Intersectionality – the term used to describe how multiple social categories like race, class and gender can create both overlapping and separate systems of discrimination – can worsen workplace discrimination, said Larry Rousseau, executive vice-president of the Canadian Labour Congress.

“We know that racism is a problem in workplaces,” said Mr. Rousseau, whose organization is the largest labour group in Canada, bringing together multiple national unions and lobbies on behalf of more than three million workers across the country.

He said that both the problem and solution have to come from leadership in organizations, who need to spend more time reaching out to community members, union movements and community associations to understand how to be anti-racist.

“It involves calling out those instances of racism, but also rethinking the way you speak, what you do and how your actions can affect your workers.”

Catalyst supports organizations that want to advance diversity, equity and inclusion in their workplace by providing data, insights and strategies to implement.
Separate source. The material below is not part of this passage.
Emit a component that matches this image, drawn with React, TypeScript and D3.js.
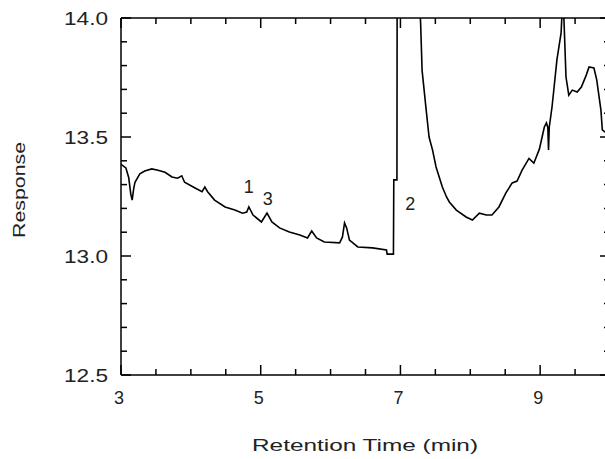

To combat racism, Catalyst prescribes leaders an examination of the policies, practices and norms at their workplace, to ensure they are being anti-racist.

The job board on LinkedIn lists more than 1,400 diversity and inclusion jobs that are currently seeking applicants.

LinkedIn doesn’t have current data on whether job postings for diversity, equity and inclusion have trended up or down in Canada, but in the U.S., Bloomberg reported a 19-per-cent drop in listings for DEI roles between January to December last year.

Whether the number waxes or wanes, the Canadian Labour Congress says change needs to be in policy and action rather than posturing. Mr. Rousseau said equity can be implemented.

“Companies, organizations and Canada need to have designated positions and establish tangible targets to see representation and equity in the workplace. If you do not start there, you will go nowhere.”